=== DATA PROVIDED ===

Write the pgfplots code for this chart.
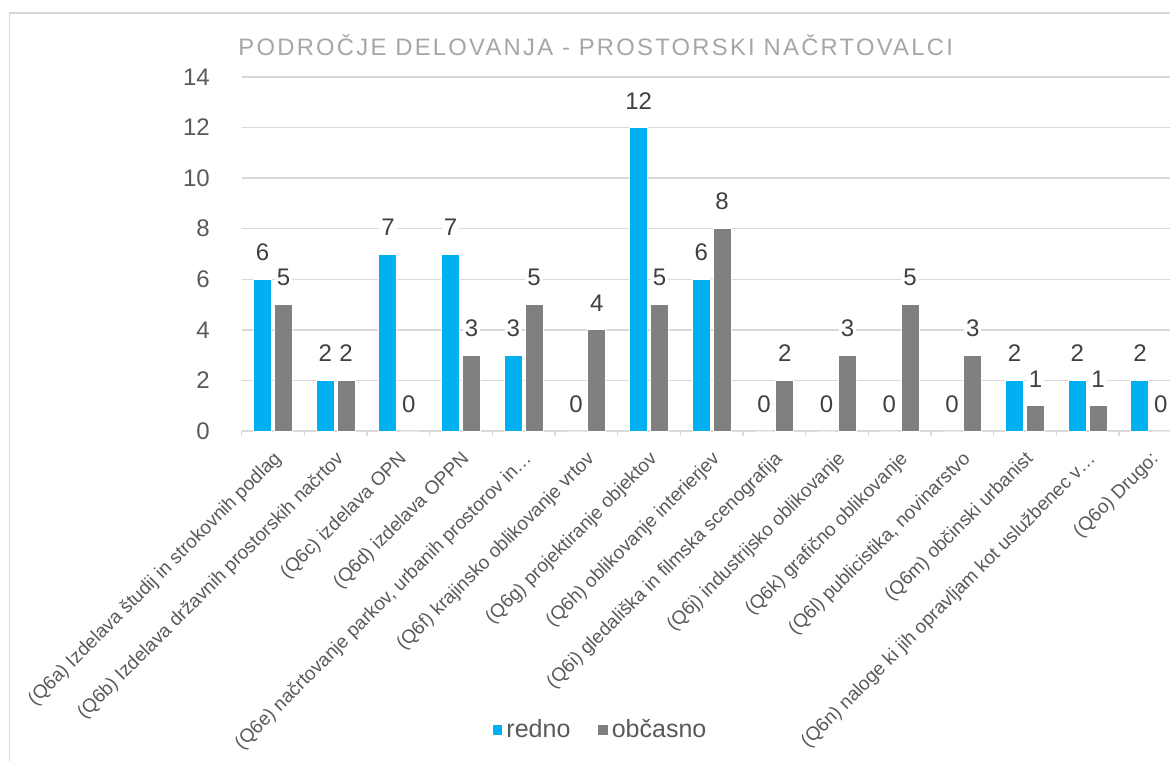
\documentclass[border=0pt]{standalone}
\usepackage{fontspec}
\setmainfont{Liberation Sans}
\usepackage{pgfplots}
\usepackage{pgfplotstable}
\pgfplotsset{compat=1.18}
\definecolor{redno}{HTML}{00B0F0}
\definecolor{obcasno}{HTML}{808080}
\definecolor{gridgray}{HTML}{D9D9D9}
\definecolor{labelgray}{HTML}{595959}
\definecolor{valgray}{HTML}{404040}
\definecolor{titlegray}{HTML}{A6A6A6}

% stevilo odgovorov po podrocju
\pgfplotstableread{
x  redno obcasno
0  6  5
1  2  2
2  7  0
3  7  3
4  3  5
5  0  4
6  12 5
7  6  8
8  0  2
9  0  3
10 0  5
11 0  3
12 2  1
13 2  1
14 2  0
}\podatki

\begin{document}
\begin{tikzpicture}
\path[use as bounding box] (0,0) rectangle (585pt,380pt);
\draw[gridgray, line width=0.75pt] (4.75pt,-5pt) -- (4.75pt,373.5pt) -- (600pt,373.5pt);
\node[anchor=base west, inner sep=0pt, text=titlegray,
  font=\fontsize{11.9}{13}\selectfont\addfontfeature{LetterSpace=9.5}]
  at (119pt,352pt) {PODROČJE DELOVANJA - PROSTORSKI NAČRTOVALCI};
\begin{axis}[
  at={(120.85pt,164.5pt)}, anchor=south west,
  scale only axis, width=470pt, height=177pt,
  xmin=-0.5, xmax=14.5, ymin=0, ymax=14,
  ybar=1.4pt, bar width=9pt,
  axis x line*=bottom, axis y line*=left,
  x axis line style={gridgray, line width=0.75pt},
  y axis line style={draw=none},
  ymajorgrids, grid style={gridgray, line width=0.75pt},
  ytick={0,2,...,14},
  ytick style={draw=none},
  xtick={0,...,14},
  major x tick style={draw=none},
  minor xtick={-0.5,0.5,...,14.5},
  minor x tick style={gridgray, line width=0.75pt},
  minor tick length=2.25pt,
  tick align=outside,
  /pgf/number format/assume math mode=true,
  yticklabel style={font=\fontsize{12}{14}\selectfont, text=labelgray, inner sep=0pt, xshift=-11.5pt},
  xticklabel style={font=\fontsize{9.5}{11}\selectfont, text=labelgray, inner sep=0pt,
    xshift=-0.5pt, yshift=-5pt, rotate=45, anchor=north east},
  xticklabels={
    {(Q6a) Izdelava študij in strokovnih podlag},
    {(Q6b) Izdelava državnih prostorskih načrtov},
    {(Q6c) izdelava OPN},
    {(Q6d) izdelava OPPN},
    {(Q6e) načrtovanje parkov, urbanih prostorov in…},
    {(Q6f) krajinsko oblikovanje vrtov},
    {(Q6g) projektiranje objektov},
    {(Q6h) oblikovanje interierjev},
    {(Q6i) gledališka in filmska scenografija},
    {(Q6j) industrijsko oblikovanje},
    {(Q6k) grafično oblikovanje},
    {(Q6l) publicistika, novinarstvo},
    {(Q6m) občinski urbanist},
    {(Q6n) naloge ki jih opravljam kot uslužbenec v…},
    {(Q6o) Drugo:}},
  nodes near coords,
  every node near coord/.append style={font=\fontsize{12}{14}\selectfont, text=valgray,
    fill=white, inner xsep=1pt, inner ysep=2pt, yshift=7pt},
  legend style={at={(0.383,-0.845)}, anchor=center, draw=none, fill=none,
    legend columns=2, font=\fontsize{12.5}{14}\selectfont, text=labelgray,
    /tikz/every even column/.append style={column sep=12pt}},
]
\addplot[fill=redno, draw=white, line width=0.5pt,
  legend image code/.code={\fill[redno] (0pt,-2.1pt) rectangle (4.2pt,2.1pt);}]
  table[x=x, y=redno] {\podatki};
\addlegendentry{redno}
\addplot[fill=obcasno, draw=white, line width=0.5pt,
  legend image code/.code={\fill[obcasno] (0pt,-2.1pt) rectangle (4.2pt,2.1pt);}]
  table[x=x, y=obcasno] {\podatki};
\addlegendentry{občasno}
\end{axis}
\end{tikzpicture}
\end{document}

===

From the listing, extract all text exactly as given and drop any picture.

Write the pgfplots code for this chart.
\documentclass[border=0pt]{standalone}
\usepackage{fontspec}
\setmainfont{Liberation Sans}
\usepackage{pgfplots}
\usepackage{pgfplotstable}
\pgfplotsset{compat=1.18}
\definecolor{redno}{HTML}{00B0F0}
\definecolor{obcasno}{HTML}{808080}
\definecolor{gridgray}{HTML}{D9D9D9}
\definecolor{labelgray}{HTML}{595959}
\definecolor{valgray}{HTML}{404040}
\definecolor{titlegray}{HTML}{A6A6A6}

% stevilo odgovorov po podrocju
\pgfplotstableread{
x  redno obcasno
0  6  5
1  2  2
2  7  0
3  7  3
4  3  5
5  0  4
6  12 5
7  6  8
8  0  2
9  0  3
10 0  5
11 0  3
12 2  1
13 2  1
14 2  0
}\podatki

\begin{document}
\begin{tikzpicture}
\path[use as bounding box] (0,0) rectangle (585pt,380pt);
\draw[gridgray, line width=0.75pt] (4.75pt,-5pt) -- (4.75pt,373.5pt) -- (600pt,373.5pt);
\node[anchor=base west, inner sep=0pt, text=titlegray,
  font=\fontsize{11.9}{13}\selectfont\addfontfeature{LetterSpace=9.5}]
  at (119pt,352pt) {PODROČJE DELOVANJA - PROSTORSKI NAČRTOVALCI};
\begin{axis}[
  at={(120.85pt,164.5pt)}, anchor=south west,
  scale only axis, width=470pt, height=177pt,
  xmin=-0.5, xmax=14.5, ymin=0, ymax=14,
  ybar=1.4pt, bar width=9pt,
  axis x line*=bottom, axis y line*=left,
  x axis line style={gridgray, line width=0.75pt},
  y axis line style={draw=none},
  ymajorgrids, grid style={gridgray, line width=0.75pt},
  ytick={0,2,...,14},
  ytick style={draw=none},
  xtick={0,...,14},
  major x tick style={draw=none},
  minor xtick={-0.5,0.5,...,14.5},
  minor x tick style={gridgray, line width=0.75pt},
  minor tick length=2.25pt,
  tick align=outside,
  /pgf/number format/assume math mode=true,
  yticklabel style={font=\fontsize{12}{14}\selectfont, text=labelgray, inner sep=0pt, xshift=-11.5pt},
  xticklabel style={font=\fontsize{9.5}{11}\selectfont, text=labelgray, inner sep=0pt,
    xshift=-0.5pt, yshift=-5pt, rotate=45, anchor=north east},
  xticklabels={
    {(Q6a) Izdelava študij in strokovnih podlag},
    {(Q6b) Izdelava državnih prostorskih načrtov},
    {(Q6c) izdelava OPN},
    {(Q6d) izdelava OPPN},
    {(Q6e) načrtovanje parkov, urbanih prostorov in…},
    {(Q6f) krajinsko oblikovanje vrtov},
    {(Q6g) projektiranje objektov},
    {(Q6h) oblikovanje interierjev},
    {(Q6i) gledališka in filmska scenografija},
    {(Q6j) industrijsko oblikovanje},
    {(Q6k) grafično oblikovanje},
    {(Q6l) publicistika, novinarstvo},
    {(Q6m) občinski urbanist},
    {(Q6n) naloge ki jih opravljam kot uslužbenec v…},
    {(Q6o) Drugo:}},
  nodes near coords,
  every node near coord/.append style={font=\fontsize{12}{14}\selectfont, text=valgray,
    fill=white, inner xsep=1pt, inner ysep=2pt, yshift=7pt},
  legend style={at={(0.383,-0.845)}, anchor=center, draw=none, fill=none,
    legend columns=2, font=\fontsize{12.5}{14}\selectfont, text=labelgray,
    /tikz/every even column/.append style={column sep=12pt}},
]
\addplot[fill=redno, draw=white, line width=0.5pt,
  legend image code/.code={\fill[redno] (0pt,-2.1pt) rectangle (4.2pt,2.1pt);}]
  table[x=x, y=redno] {\podatki};
\addlegendentry{redno}
\addplot[fill=obcasno, draw=white, line width=0.5pt,
  legend image code/.code={\fill[obcasno] (0pt,-2.1pt) rectangle (4.2pt,2.1pt);}]
  table[x=x, y=obcasno] {\podatki};
\addlegendentry{občasno}
\end{axis}
\end{tikzpicture}
\end{document}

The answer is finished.